De Peueraar 31, maart 1993

Auteur: Ellen de Waard


(Boekrecensie)

Gesprekken met negentien vrouwen over hun actieve jaren in de vrouwenbeweging

De 2 schrijfsters van dit boek waren in de zeventiger en tachtiger jaren actief in de vrouwenbeweging, de kraakscene en de pottenscene. Toen ze vorig jaar op de internationale vrouwendag helemaal geen bekende gezichten meer zagen vroegen ze zich af waar hun vroegere strijdmaatjes gebleven waren. Waren ze nog wel bezig met het feminisme en wat zijn hun idealen? Hoe komt het dat deze vrouwen niet meer collectief de straat opgaan en waarom lijkt het of de tweede feministische golf is weggeëbd? En wat vinden diezelfde vrouven nu van het moederschap, spiritualiteit, carrière \vrouwen en radicaliteit? Kortom, genoeg vragen om diezelfde vrouwen van de tweede golf eens naar hun mening te vragen. Het resultaat is dit boek.

Aan het woord komen vrouwen die vroeger veel gemeen hadden maar die nu heel verschillende richtingen op zijn gegaan. De meesten zeggen dat ze op een gegeven moment genoeg hadden van de normen en waarden die binnen de vrouwenbeweging heersten. Ook actiemoeheid en het gebrek aan nieuwe invalshoeken deed een groot deel van deze vrouwen zich terugtrekken uit de vrouwenbeweging.
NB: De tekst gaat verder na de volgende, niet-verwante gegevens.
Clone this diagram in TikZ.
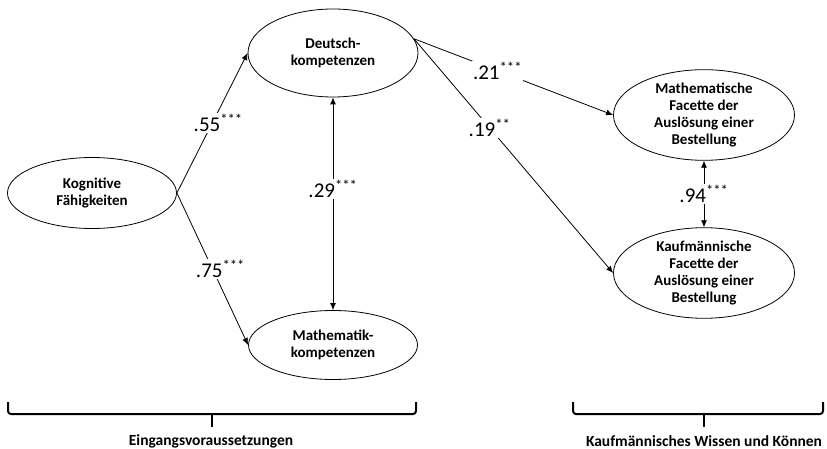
\documentclass[tikz,border=0pt]{standalone}
\usepackage{fontspec}
\setmainfont{Carlito}
\usetikzlibrary{arrows.meta,shapes.geometric}

\tikzset{
  latent/.style={draw,ellipse,line width=0.8pt,inner sep=0pt,align=center,
    font=\fontsize{15}{17}\selectfont\bfseries},
  effect/.style={line width=0.8pt,-{Latex[length=7pt,width=6pt]}},
  corr/.style={line width=0.8pt,{Latex[length=7pt,width=6pt]}-{Latex[length=7pt,width=6pt]}},
  coef/.style={fill=white,inner sep=1pt,font=\fontsize{21}{23}\selectfont},
  bracket/.style={line width=2pt,rounded corners=3pt},
  group/.style={font=\fontsize{15.5}{17}\selectfont\bfseries}
}
\newcommand{\sig}[2]{#1\textsuperscript{#2}}

\begin{document}
\begin{tikzpicture}[x=1pt,y=-1pt]
  \useasboundingbox (0,0) rectangle (827,449);
  % latente Variablen
  \node[latent,minimum width=169pt,minimum height=71pt] (kog) at (92,193) {Kognitive\\Fähigkeiten};
  \node[latent,minimum width=170pt,minimum height=88pt] (deu) at (333,53) {Deutsch-\\kompetenzen};
  \node[latent,minimum width=169pt,minimum height=69pt] (mat) at (333,345) {Mathematik-\\kompetenzen};
  \node[latent,minimum width=181pt,minimum height=87pt] (mfa) at (704,115) {Mathematische\\Facette der\\Auslösung einer\\Bestellung};
  \node[latent,minimum width=181pt,minimum height=87pt] (kfa) at (704,273) {Kaufmännische\\Facette der\\Auslösung einer\\Bestellung};
  % Pfade
  \draw[effect] (kog.east) -- node[coef,xshift=6pt] {\sig{.55}{***}} (deu.west);
  \draw[effect] (kog.east) -- node[coef,xshift=8pt] {\sig{.75}{***}} (mat.west);
  \draw[corr] (deu.south) -- node[coef,pos=0.43] {\sig{.29}{***}} (mat.north);
  \draw[effect] (deu.10) -- node[coef,pos=0.42] {\sig{.21}{***}} (mfa.west);
  \draw[effect] (deu.10) -- node[coef,pos=0.38] {\sig{.19}{**}} (kfa.west);
  \draw[corr] (mfa.south) -- node[coef] {\sig{.94}{***}} (kfa.north);
  % Klammern
  \coordinate (b1l) at (8,402);
  \coordinate (b1t) at (212,414);
  \coordinate (b1r) at (416,402);
  \coordinate (b2l) at (573,402);
  \coordinate (b2t) at (704,414);
  \coordinate (b2r) at (823,402);
  \draw[bracket] (b1l) |- (b1t) -| (b1r);
  \draw[bracket] (b1t) -- ++(0,13);
  \draw[bracket] (b2l) |- (b2t) -| (b2r);
  \draw[bracket] (b2t) -- ++(0,13);
  \node[group] (ein) at (211,441) {Eingangsvoraussetzungen};
  \node[group] (kwk) at (704,441) {Kaufmännisches Wissen und Können};
\end{tikzpicture}
\end{document}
De eigen ontwikkeling en zoektocht naar meer persoonlijke achtergronden en drijfveren kwam voorop te staan. Dit betekende voor sommigen dat ze zich gingen verdiepen in de meer spirituele kant van het bestaan. Dat spirituele omvat voor hen onder andere intuïtie, luisteren naar je gevoel en verbondenheid met de aarde.
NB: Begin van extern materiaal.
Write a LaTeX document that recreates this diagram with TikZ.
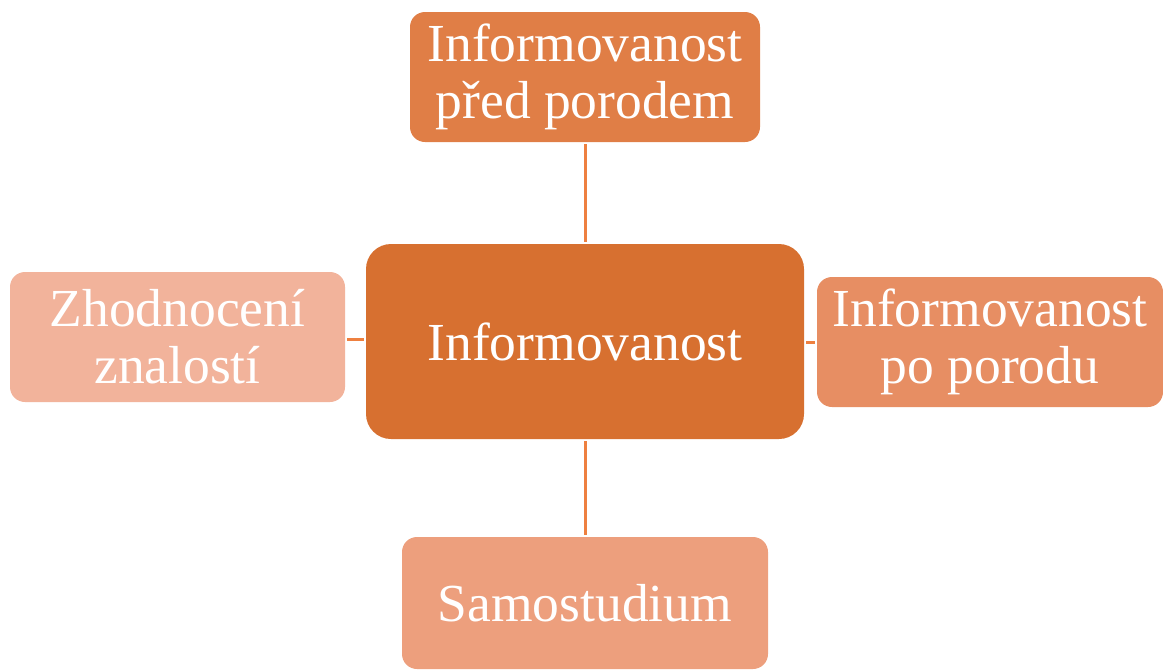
\documentclass[tikz,border=0pt]{standalone}
\usepackage{fontspec}
\setmainfont{Liberation Serif}
\definecolor{cmain}{HTML}{D77030}
\definecolor{ctop}{HTML}{E07E46}
\definecolor{cleft}{HTML}{F2B39B}
\definecolor{cright}{HTML}{E78E63}
\definecolor{cbot}{HTML}{ED9F7D}
\definecolor{cline}{HTML}{EE8040}
\tikzset{
  box/.style={rounded corners=15pt, inner sep=0pt, text=white, align=center,
    font=\fontsize{53.5}{57}\selectfont},
  conn/.style={draw=cline, line width=3pt, shorten >=2pt, shorten <=2pt}
}
\begin{document}
\begin{tikzpicture}[x=1pt,y=-1pt]
\useasboundingbox (0,0) rectangle (1163,670);
\node[box, fill=cmain, rounded corners=25pt, minimum width=438pt, minimum height=195pt] (c) at (585,341.5) {Informovanost};
\node[box, fill=ctop, minimum width=350pt, minimum height=130pt] (t) at (585,77) {Informovanost\\před porodem};
\node[box, fill=cleft, minimum width=335pt, minimum height=130pt] (l) at (177.5,337) {Zhodnocení\\znalostí};
\node[box, fill=cright, minimum width=346pt, minimum height=130pt] (r) at (990,342) {Informovanost\\po porodu};
\node[box, fill=cbot, minimum width=366pt, minimum height=132pt] (b) at (585,603) {Samostudium};
\draw[conn] (t.south) -- (c.north);
\draw[conn] (c.south) -- (b.north);
\draw[conn] (l.east |- 0,339) -- (c.west |- 0,339);
\draw[conn] (c.east |- 0,342) -- (r.west |- 0,342);
\end{tikzpicture}
\end{document}
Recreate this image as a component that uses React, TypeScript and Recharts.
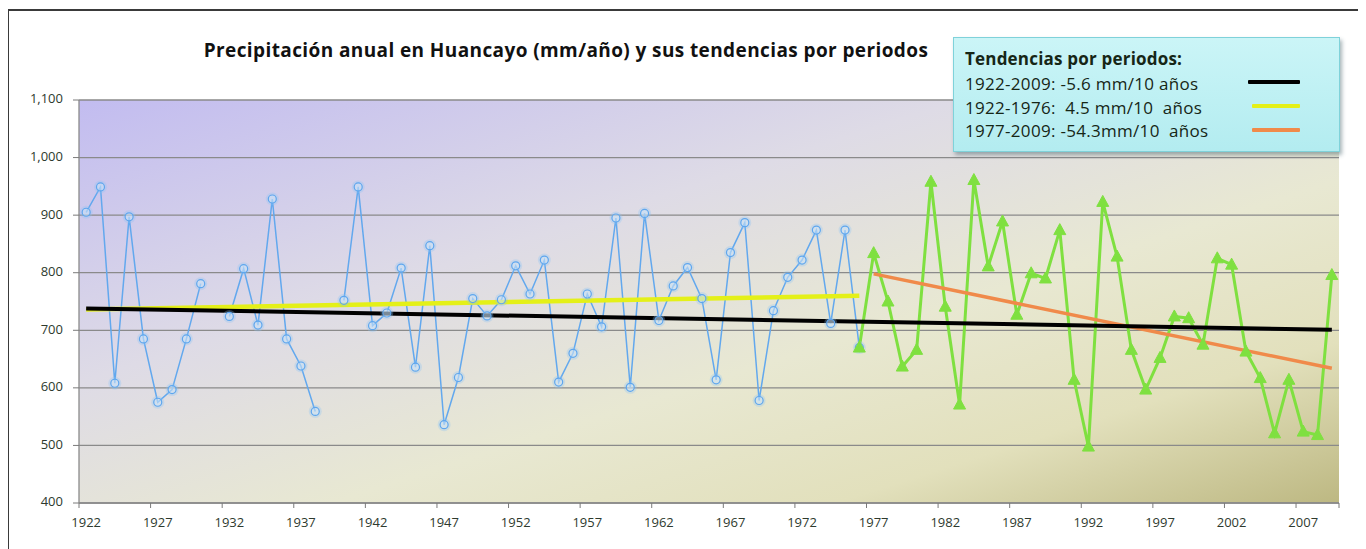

Daartegenover staan vrouwen bij wie deze belangstelling voor spiritualiteit enorme irritatie oproept. Het zou volgens hen de vrouwenstrijd ontdoen van haar politieke karakter en een zekere mate van volgzaamheid in de hand werken. En net als bij een religie wordt er opnieuw naar zekerheden gezocht.

Er bestaan ook enorme verschillen in opvatting over carrière maken. Waar de een dit als een goede feministische strategie ziet om vrouwen op die plekken te krijgen waar de macht zit, ziet de ander dit als pure egotripperij omdat een carrièrefeminist, eenmaal aan de top, haar zusters niet meer ziet staan. Over het moederschap zijn de vrouwen over het algemeen minder verdeeld. Kinderen worden ervaren als een verrijking van het leven, maar zijn, in tegenstelling tot vroeger, ontdaan van hun heiligheid.
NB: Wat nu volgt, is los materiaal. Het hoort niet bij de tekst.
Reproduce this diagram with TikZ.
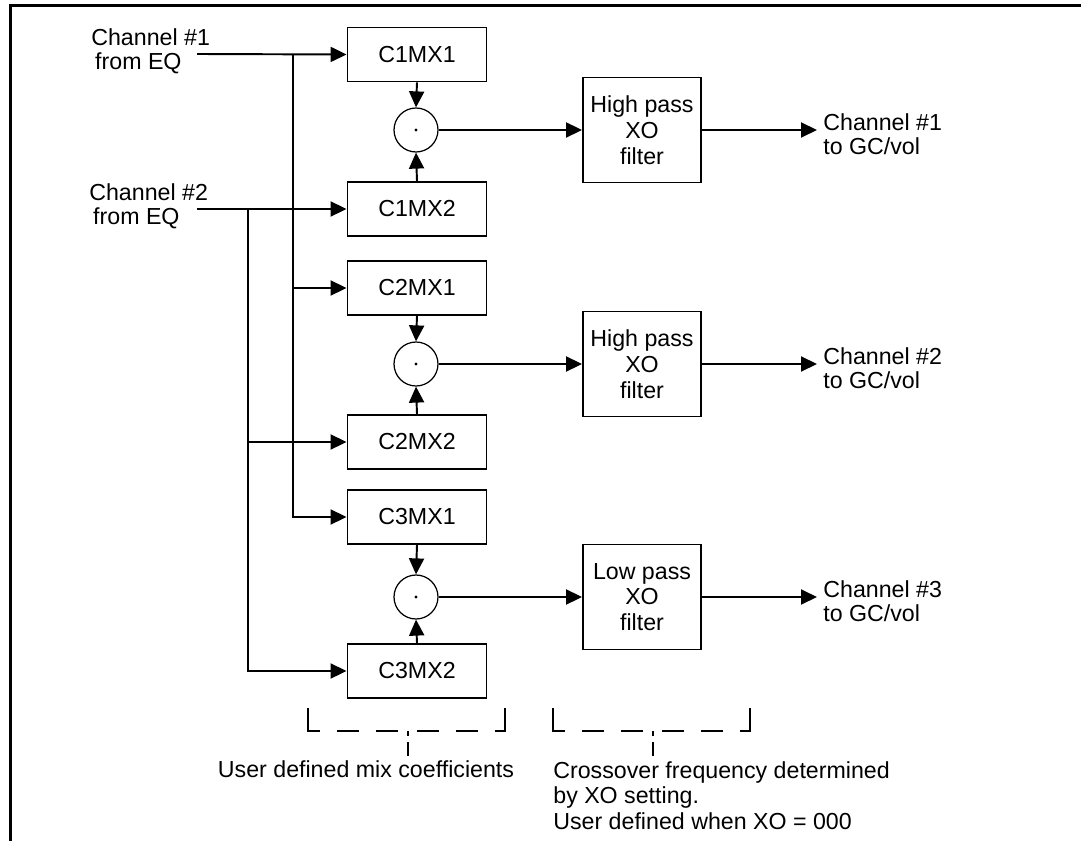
\documentclass[tikz,border=0pt]{standalone}
\usepackage{fontspec}
\setmainfont{Liberation Sans}
\usetikzlibrary{arrows.meta}
\begin{document}
\begin{tikzpicture}[x=0.02cm,y=-0.02cm,
  wire/.style={line width=1.1pt},
  arr/.style={wire,-{Triangle[length=0.32cm,width=0.3cm]}},
  mixbox/.style={draw,line width=1.1pt,minimum width=2.78cm,minimum height=1.08cm,inner sep=0pt,font=\fontsize{13.2}{14}\selectfont},
  mult/.style={draw,circle,line width=0.7pt,minimum size=0.88cm,inner sep=0pt},
  filt/.style={draw,line width=1.1pt,minimum width=2.36cm,minimum height=2.1cm,inner sep=0pt,align=center,font=\fontsize{13.2}{14.7}\selectfont},
  lbl/.style={align=left,inner sep=0pt,font=\fontsize{13.2}{13.5}\selectfont},
  note/.style={align=left,inner sep=0pt,font=\fontsize{13.2}{14.5}\selectfont},
  bracket/.style={line width=1.1pt,dash pattern=on 0.70cm off 0.34cm on 0.44cm off 0.34cm on 0.44cm off 0.38cm on 0.44cm off 0.34cm on 0.44cm off 0.34cm on 0.8cm},
  stem/.style={line width=1.1pt,dash pattern=on 0.1cm off 0.12cm on 0.6cm},
  frame/.style={line width=1.7pt}]
\useasboundingbox (0,0) rectangle (1081,841);
% frame
\draw[frame] (10.5,841) -- (10.5,5.5) -- (1081,5.5);
% inputs
\node[lbl,anchor=west] (in1) at (91,51) {Channel \#1\\\,from EQ};
\node[lbl,anchor=west] (in2) at (89,206) {Channel \#2\\\,from EQ};
\coordinate (s1) at (197,54);
\coordinate (s2) at (197,209);
\coordinate (j1) at (293,54);
\coordinate (j2) at (248,209);
% mix boxes
\node[mixbox] (m11) at (417,54.5) {C1MX1};
\node[mixbox] (m12) at (417,209) {C1MX2};
\node[mixbox] (m21) at (417,288) {C2MX1};
\node[mixbox] (m22) at (417,442) {C2MX2};
\node[mixbox] (m31) at (417,517) {C3MX1};
\node[mixbox] (m32) at (417,671) {C3MX2};
% multipliers
\node[mult] (x1) at (416,130) {};
\node[mult] (x2) at (416,364) {};
\node[mult] (x3) at (416,597) {};
\foreach \n in {x1,x2,x3} \fill (\n.center) circle (1.6);
% filters
\node[filt] (f1) at (642,130) {High pass\\XO\\filter};
\node[filt] (f2) at (642,364) {High pass\\XO\\filter};
\node[filt] (f3) at (642,597) {Low pass\\XO\\filter};
% outputs
\coordinate (o1) at (817,130);
\coordinate (o2) at (817,364);
\coordinate (o3) at (817,597);
\node[lbl,anchor=west] (t1) at (823,134) {Channel \#1\\to GC/vol};
\node[lbl,anchor=west] (t2) at (823,368) {Channel \#2\\to GC/vol};
\node[lbl,anchor=west] (t3) at (823,601) {Channel \#3\\to GC/vol};
% input wiring
\draw[arr] (s1) -- (m11.west);
\draw[arr] (s2) -- (m12.west);
\draw[wire] (j1) -- (293,517);
\draw[wire] (j2) -- (248,671);
\draw[arr] (j1) |- (m21.west);
\draw[arr] (j1) |- (m31.west);
\draw[arr] (j2) |- (m22.west);
\draw[arr] (j2) |- (m32.west);
% multiplier wiring
\foreach \a/\b/\x/\f/\o in {m11/m12/x1/f1/o1, m21/m22/x2/f2/o2, m31/m32/x3/f3/o3}{
  \draw[arr] (\a.south) -- (\x.north);
  \draw[arr] (\b.north) -- (\x.south);
  \draw[arr] (\x.east) -- (\f.west);
  \draw[arr] (\f.east) -- (\o);
}
% brackets
\draw[bracket] (308,708) -- (308,731) -- (505,731) -- (505,708);
\draw[bracket] (553,708) -- (553,731) -- (750,731) -- (750,708);
\coordinate (b1) at (408,731);
\coordinate (b2) at (653,731);
\coordinate (c1) at (408,756);
\coordinate (c2) at (653,756);
\draw[stem] (b1) -- (c1);
\draw[stem] (b2) -- (c2);
\node[note,anchor=base] (n1) at (366,777) {User defined mix coefficients};
\node[note,anchor=north west] (n2) at (553,761) {Crossover frequency determined\\by XO setting.\\User defined when XO = 000};
\end{tikzpicture}
\end{document}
Interessant is de vraag of er een derde feministische golf nodig is en zo ja, of die in zicht is. Veel vrouwen weten wel een aantal dingen te noemen die ze graag anders willen, maar naat mijn mening beogen die zulke kleine veranderingen in de marge dat je daar geen derde feministische golf op kunt bouwen. Over het algemeen lijken de vrouwen wel redelijk tevreden met hetgeen de tweede feministische golf bewerkstelligd heeft. Op mij komt het over dat deze vrouwen met zeer weinig genoegen nemen. Ik ben het dan ook met de schrijfsters eens dat vrouwen best meer van het leven mogen eisen en dat ook het beperkte kader, veranderingen voor vrouwen, overboord gezet moet worden. Waarom laten feministen geen onderdrukking toe van witte vrouwen, maar wel van zwarte vrouwen en mannen, hier en in de zogenaamde Derde Wereld? Waarom is het naar de knoppen gaan van de aarde niet meer onze zorg? Waarom wordt het kapitalisme geaccepteerd als de enig mogelijke ideologie? Waarom hebben veel feministes hun analyse dver onderdrukking niet veralgemeniseerd? Waarom...? Voor mij belangrijke vragen! De schrijfsters van het boek zien genoeg aanknopingspunten voor een nieuwe feministische golf. Maar de enorme vertrutting van de vrouwenbeweging zou dit wel eens flink in de weg kunnen staan. De interviews lezende schat ik de kans op een derde feministische golf in de nabije toekomst zeer laag in!

Gesprekken met negentien vrouwen over hun actieve jaren in de vrouwenbeweging, Tieneke en Rymke. Uitgeverij: Atalanta, ƒ 20,-.